‘Ridiculous’ amount Sydneysiders pay for parking revealed in new report
The “ridiculous” amount one major Australian city is paying for parking has been revealed, with calls to address the increasing costs.
A new report has revealed the “ridiculous” amount Sydneysiders are paying for parking, with the figure about $20 higher than other major Australian cities.
All-day parking is costing Sydney residents about $81 per day, the NRMA’s Parkin’ Mad report found.
The figure compares with just $62 in Melbourne and $60 in Brisbane, while over in the US all-day parking is about $37 in Seattle, $40 in San Diego and $43 in San Francisco.
The report found parking costs have risen by about 9 per cent in Sydney since 2016, while disposable income has fallen by about 13 per cent across the same period, according to the NRMA.
Available car spaces have also taken a hit in the CBD, falling from a ratio of 0.21 spaces per employee in 2014 to just 0.14 spaces in 2023.
NRMA spokesman Peter Khoury said something needed to be done to address the increased costs grouped with plummeting disposable incomes and available car spaces per capita.
“Sydney’s daily parking fees are hitting ridiculous heights at a time when family budgets are stretched and Sydneysiders can afford it least,” Mr Khoury said.
“Parking costs continue to spike in Sydney at the same time disposable incomes are falling and we know this imbalance is increasingly unsustainable.
“At the same time the number of available parking spaces per capita in Sydney is falling — something needs to be done to rectify this problem.”
Business Sydney executive director Paul Nicolaou said he hoped the findings would open “serious debate” and lead to “proper solutions”.
“There is no doubt that three words sum up Sydney’s parking dilemma – it is expensive, scarce and fragmented,” Mr Nicolaou said.
“The more that Sydneysiders have to spend on parking leaves less income to spend on the economy and that hits the hospitably, retail and tourism sectors very hard.”
The report also found Parramatta in Sydney’s west had lost about 2000 parking spaces in the last five years following the closure of three multistorey carparks.

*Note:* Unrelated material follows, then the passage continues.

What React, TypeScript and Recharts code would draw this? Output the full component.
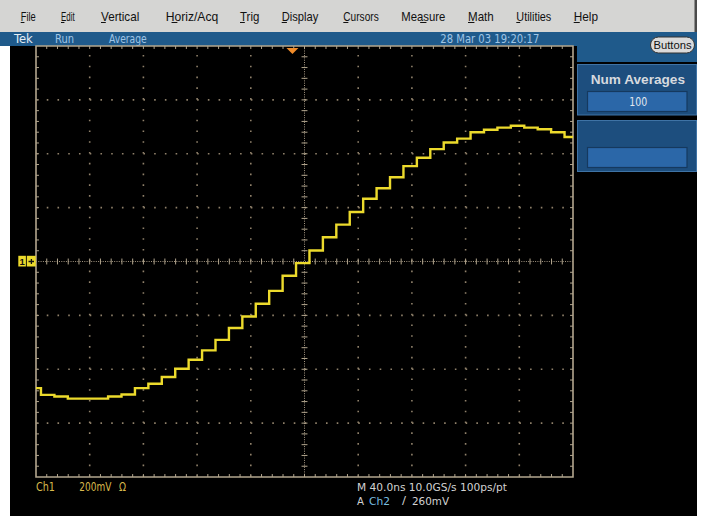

A spokesperson for Roads Minister Jenny Aitchison said the government did not set or regulate the price of casual parking in the Sydney CBD.
“The government has reformed a range of parking rules to increase fairness and transparency for motorists right across Sydney, including making it fairer and easier for visitors to access parking at beachside suburbs and changing council-run two-tiered beach carparking schemes that favour homeowners over renters,” the spokesperson said.